Socjopapa napisał(a):Nie ograniczajmy się - rozmawiajmy o obecnej doktrynie wojennej w oparciu o wojny punickie...
Wojny z Irakiem, czy w Serbii, to nie wojny punickie, nie używaj demagogii.
Co do powrotu do tematu, to jak ktoś rzuca hasło, że wojska lądowe i czołgi to gówno, to oznacza jego skrajne dyletanctwo.
Lekceważenie największej armii lądowej świata jest głupotą, a jeszcze większą głupotą jest lekceważnie Putina i jego dążen imperialnych.
Historia jest po to, aby wyciągać z niej wnioski, a nie pisać bzdur o tym że doktryna wojenna sie zmieniła, bo zmieniły się trochę techniki i proporcje używania sprzętu, a także trochę sam sprzęt. Z samolotu można zniszczyć dwa czołgi jednocześnie, ale i z czołgu można zestrzelić bez problemu jednocześnie dwa F-16, albo zwykłym kałachem ściągnąć stealtha, co udowodnili Serbowie.

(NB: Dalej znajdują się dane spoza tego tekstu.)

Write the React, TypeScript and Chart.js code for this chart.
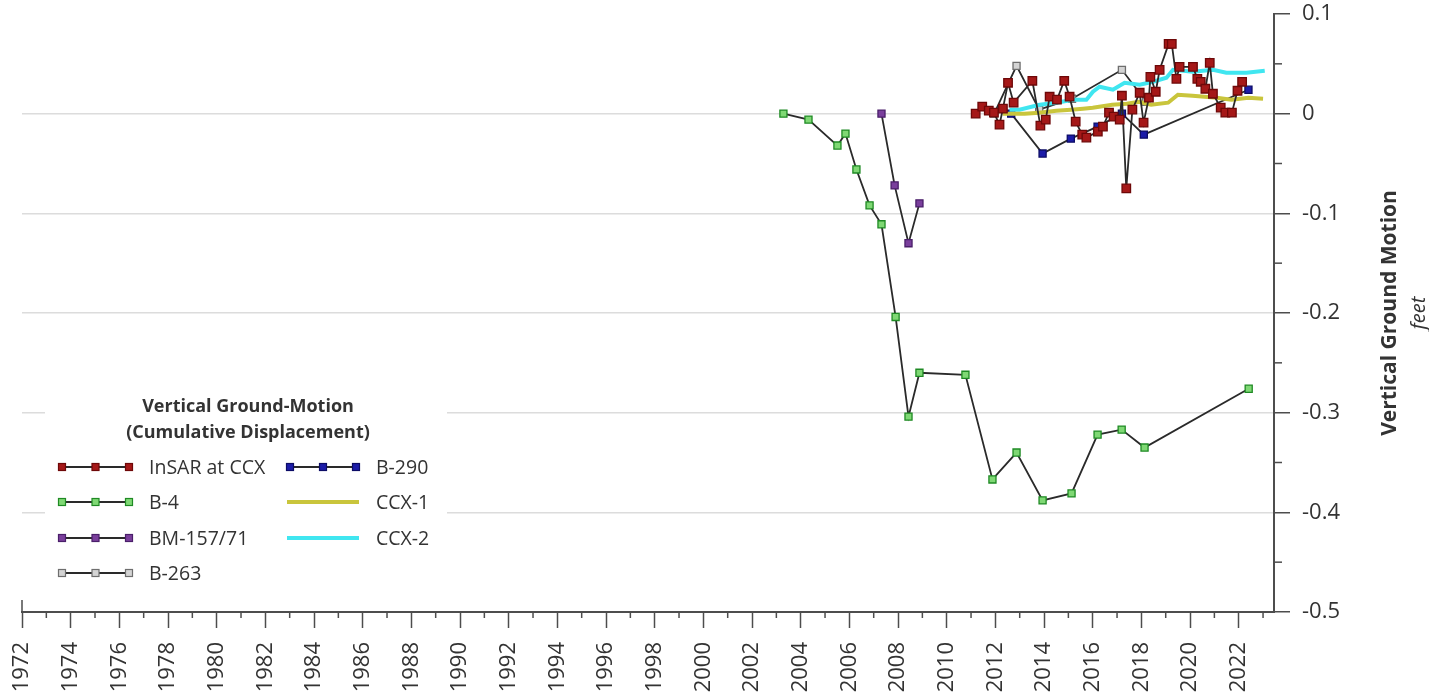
import React, { useEffect, useRef } from 'react';
import { Chart, registerables } from 'chart.js';

Chart.register(...registerables);

// ---------- axis ranges ----------
const xMin = 1972;
const xMax = 2023.45;
const yMin = -0.5;
const yMax = 0.1;

// ---------- data ----------
const insarYears = [2011.19, 2011.46, 2011.73, 2011.94, 2012.17, 2012.31, 2012.52, 2012.75, 2013.52, 2013.85, 2014.07, 2014.23, 2014.53, 2014.83, 2015.05, 2015.3, 2015.57, 2015.74, 2016.21, 2016.42, 2016.67, 2016.86, 2017.11, 2017.2, 2017.38, 2017.63, 2017.93, 2018.09, 2018.31, 2018.37, 2018.59, 2018.75, 2019.12, 2019.25, 2019.44, 2019.57, 2020.12, 2020.3, 2020.44, 2020.63, 2020.81, 2020.94, 2021.26, 2021.45, 2021.72, 2021.95, 2022.14];
const insarValues = [0.0, 0.007, 0.003, 0.001, -0.011, 0.005, 0.031, 0.011, 0.033, -0.012, -0.006, 0.017, 0.014, 0.033, 0.017, -0.008, -0.021, -0.024, -0.018, -0.013, 0.001, -0.003, -0.006, 0.018, -0.075, 0.004, 0.021, -0.009, 0.016, 0.037, 0.022, 0.044, 0.07, 0.07, 0.035, 0.047, 0.047, 0.035, 0.032, 0.025, 0.051, 0.02, 0.006, 0.001, 0.001, 0.023, 0.032];

const b4Years = [2003.29, 2004.32, 2005.51, 2005.84, 2006.29, 2006.83, 2007.32, 2007.9, 2008.43, 2008.88, 2010.77, 2011.88, 2012.87, 2013.94, 2015.13, 2016.2, 2017.19, 2018.13, 2022.41];
const b4Values = [0.0, -0.006, -0.032, -0.02, -0.056, -0.092, -0.111, -0.204, -0.304, -0.26, -0.262, -0.367, -0.34, -0.388, -0.381, -0.322, -0.317, -0.335, -0.276];

const bm157Years = [2007.32, 2007.86, 2008.43, 2008.88];
const bm157Values = [0.0, -0.072, -0.13, -0.09];

const b263Years = [2011.95, 2012.87, 2013.8, 2015.15, 2017.2, 2018.2];
const b263Values = [0.0, 0.048, 0.004, 0.015, 0.044, 0.012];

const b290Years = [2012.65, 2013.94, 2015.1, 2016.2, 2017.2, 2018.1, 2022.4];
const b290Values = [0.0, -0.04, -0.025, -0.013, 0.0, -0.021, 0.024];

const ccx1Years = [2012.3, 2013.2, 2013.8, 2014.5, 2015.1, 2015.6, 2016.0, 2016.8, 2017.4, 2017.9, 2018.4, 2019.1, 2019.5, 2020.1, 2020.6, 2021.1, 2021.7, 2022.4, 2023.0];
const ccx1Values = [0.0, 0.0, 0.001, 0.003, 0.004, 0.005, 0.006, 0.009, 0.01, 0.012, 0.009, 0.011, 0.019, 0.018, 0.017, 0.016, 0.014, 0.016, 0.015];

const ccx2Years = [2012.58, 2012.99, 2013.82, 2014.5, 2015.19, 2015.74, 2016.01, 2016.28, 2016.83, 2017.31, 2017.93, 2018.48, 2019.03, 2019.3, 2020.12, 2020.94, 2021.49, 2022.32, 2023.07];
const ccx2Values = [0.004, 0.004, 0.009, 0.011, 0.014, 0.014, 0.022, 0.027, 0.024, 0.031, 0.029, 0.032, 0.036, 0.044, 0.042, 0.044, 0.041, 0.041, 0.043];

const seriesLabels = ['InSAR at CCX', 'B-4', 'BM-157/71', 'B-263', 'B-290', 'CCX-1', 'CCX-2'];

// ---------- styles ----------
const FONT = '"Open Sans", sans-serif';
const AXIS = '#4d4d4d';
const TEXT = '#333333';
const LINE = '#2a2a2a';

const zip = (xs: number[], ys: number[]) => xs.map((x, i) => ({ x, y: ys[i] }));

const markerSeries = (label: string, xs: number[], ys: number[], fill: string, stroke: string, radius: number, order: number) => ({
  label,
  data: zip(xs, ys),
  borderColor: LINE,
  borderWidth: 1.8,
  pointStyle: 'rect',
  pointRadius: radius,
  pointBackgroundColor: fill,
  pointBorderColor: stroke,
  pointBorderWidth: 1.3,
  tension: 0,
  fill: false,
  order,
});

const plainSeries = (label: string, xs: number[], ys: number[], color: string, order: number) => ({
  label,
  data: zip(xs, ys),
  borderColor: color,
  borderWidth: 4,
  pointRadius: 0,
  tension: 0,
  fill: false,
  order,
});

const decorPlugin = {
  id: 'decor',
  afterDraw(chart: any) {
    const ctx = chart.ctx as CanvasRenderingContext2D;
    const xs = chart.scales.x;
    const ys = chart.scales.y;
    const area = chart.chartArea;
    ctx.save();
    // minor ticks
    ctx.strokeStyle = AXIS;
    ctx.lineWidth = 1.5;
    for (let yr = Math.ceil(xMin); yr <= xMax; yr++) {
      if (yr % 2 === 0) continue;
      const px = xs.getPixelForValue(yr);
      ctx.beginPath();
      ctx.moveTo(px, area.bottom);
      ctx.lineTo(px, area.bottom + 6);
      ctx.stroke();
    }
    for (let k = -9; k <= 1; k += 2) {
      const py = ys.getPixelForValue(k * 0.05);
      ctx.beginPath();
      ctx.moveTo(area.right, py);
      ctx.lineTo(area.right + 8, py);
      ctx.stroke();
    }
    // left edge tick
    const lx = xs.getPixelForValue(xMin);
    ctx.beginPath();
    ctx.moveTo(lx, area.bottom - 12);
    ctx.lineTo(lx, area.bottom);
    ctx.stroke();

    // right axis title
    ctx.fillStyle = TEXT;
    ctx.textAlign = 'center';
    ctx.textBaseline = 'middle';
    ctx.translate(1390, 313);
    ctx.rotate(-Math.PI / 2);
    ctx.font = `bold 21px ${FONT}`;
    ctx.fillText('Vertical Ground Motion', 0, 0);
    ctx.font = `italic 20px ${FONT}`;
    ctx.fillText('feet', 0, 29);
    ctx.restore();

    // legend
    ctx.save();
    ctx.fillStyle = '#ffffff';
    ctx.fillRect(45, 386, 402, 208);
    ctx.fillStyle = TEXT;
    ctx.textAlign = 'center';
    ctx.textBaseline = 'middle';
    ctx.font = `bold 18px ${FONT}`;
    ctx.fillText('Vertical Ground-Motion', 248, 407);
    ctx.fillText('(Cumulative Displacement)', 248, 433);
    const rows = [467, 502, 538, 573];
    const cols = [
      { x0: 59, x1: 132, tx: 149, items: [0, 1, 2, 3] },
      { x0: 287, x1: 359, tx: 376, items: [4, 5, 6] },
    ];
    ctx.textAlign = 'left';
    ctx.font = `19.5px ${FONT}`;
    cols.forEach((c) => {
      c.items.forEach((di, r) => {
        const ds: any = chart.data.datasets[di];
        const y = rows[r];
        ctx.beginPath();
        ctx.strokeStyle = ds.borderColor;
        ctx.lineWidth = ds.pointRadius ? 1.8 : 4;
        ctx.moveTo(c.x0, y);
        ctx.lineTo(c.x1, y);
        ctx.stroke();
        if (ds.pointRadius) {
          [c.x0 + 3, (c.x0 + c.x1) / 2, c.x1 - 3].forEach((mx) => {
            ctx.fillStyle = ds.pointBackgroundColor;
            ctx.strokeStyle = ds.pointBorderColor;
            ctx.lineWidth = 1.2;
            ctx.fillRect(mx - 3.5, y - 3.5, 7, 7);
            ctx.strokeRect(mx - 3.5, y - 3.5, 7, 7);
          });
        }
        ctx.fillStyle = TEXT;
        ctx.fillText(ds.label, c.tx, y + 1);
      });
    });
    ctx.restore();
  },
};

export default function App() {
  const canvasRef = useRef<HTMLCanvasElement | null>(null);

  useEffect(() => {
    if (!canvasRef.current) return;
    const chart = new Chart(canvasRef.current, {
      type: 'line',
      data: {
        datasets: [
          markerSeries(seriesLabels[0], insarYears, insarValues, '#a51818', '#6e0808', 6, 2),
          markerSeries(seriesLabels[1], b4Years, b4Values, '#7fd874', '#1f8a24', 5, 1),
          markerSeries(seriesLabels[2], bm157Years, bm157Values, '#7a3f9c', '#4a1f6a', 5, 1),
          markerSeries(seriesLabels[3], b263Years, b263Values, '#d4d4d4', '#6e6e6e', 5, 4),
          markerSeries(seriesLabels[4], b290Years, b290Values, '#1c1ca8', '#0c0c66', 5, 5),
          plainSeries(seriesLabels[5], ccx1Years, ccx1Values, '#c9c53c', 3),
          plainSeries(seriesLabels[6], ccx2Years, ccx2Values, '#40e6f0', 3),
        ] as any,
      },
      options: {
        responsive: false,
        animation: false,
        layout: { padding: { left: 22, top: 14, right: 0, bottom: 0 } },
        plugins: { legend: { display: false }, tooltip: { enabled: false } },
        scales: {
          x: {
            type: 'linear',
            min: xMin,
            max: xMax,
            position: 'bottom',
            afterFit: (s: any) => { s.height = 85; s.paddingLeft = 0; s.paddingRight = 0; },
            border: { display: true, color: AXIS, width: 2 },
            grid: {
              drawOnChartArea: false,
              drawTicks: true,
              tickLength: 16,
              tickWidth: 1.5,
              tickColor: (c: any) => (c.tick && Math.round(c.tick.value) % 2 === 0 ? AXIS : 'rgba(0,0,0,0)'),
            },
            ticks: {
              stepSize: 1,
              autoSkip: false,
              includeBounds: false,
              minRotation: 90,
              maxRotation: 90,
              padding: 14,
              color: TEXT,
              font: { family: FONT, size: 22 },
              callback: (v: any) => {
                const n = Math.round(Number(v));
                return n % 2 === 0 ? String(n) : '';
              },
            },
          },
          y: {
            type: 'linear',
            position: 'right',
            min: yMin,
            max: yMax,
            afterFit: (s: any) => { s.width = 155; s.paddingTop = 0; s.paddingBottom = 0; },
            border: { display: true, color: AXIS, width: 2 },
            grid: {
              drawOnChartArea: true,
              drawTicks: true,
              tickLength: 16,
              tickWidth: 1.5,
              lineWidth: 1.5,
              color: (c: any) => {
                if (!c.tick) return 'rgba(0,0,0,0)';
                const k = Math.round(c.tick.value * 20);
                return k % 2 === 0 && k !== 2 && k !== -10 ? '#dcdcdc' : 'rgba(0,0,0,0)';
              },
              tickColor: (c: any) => {
                if (!c.tick) return 'rgba(0,0,0,0)';
                const k = Math.round(c.tick.value * 20);
                return k % 2 === 0 ? AXIS : 'rgba(0,0,0,0)';
              },
            },
            ticks: {
              stepSize: 0.05,
              autoSkip: false,
              padding: 12,
              color: TEXT,
              font: { family: FONT, size: 22 },
              callback: (v: any) => {
                const k = Math.round(Number(v) * 20);
                if (k % 2 !== 0) return '';
                return String(Math.round(k / 2) / 10);
              },
            },
          },
        },
      },
      plugins: [decorPlugin],
    } as any);
    return () => chart.destroy();
  }, []);

  return (
    <div style={{ position: 'absolute', left: 0, top: 0, width: 1429, height: 697, background: '#fff' }}>
      <canvas ref={canvasRef} width={1429} height={697} style={{ display: 'block', width: 1429, height: 697 }} />
    </div>
  );
}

Doktryna Rosji opierała się zawsze w głównej mierze na działaniach lądowych ze wzgledu na swoja specyfikę i strefy wpływu i jak ktoś przeprzy głupoty, że czołgi to przeżytek i armia lądowa to przeszłość, bo lotnictwem(dronami:-) załatwi się wszystko, to śmiech zbiera. Szczególnie jak ruskie czołgi grzeją silniki od kilku dni. Dronami to sobie można popykać do afgańców, a marines są dobrzy do dywersji w Syrii.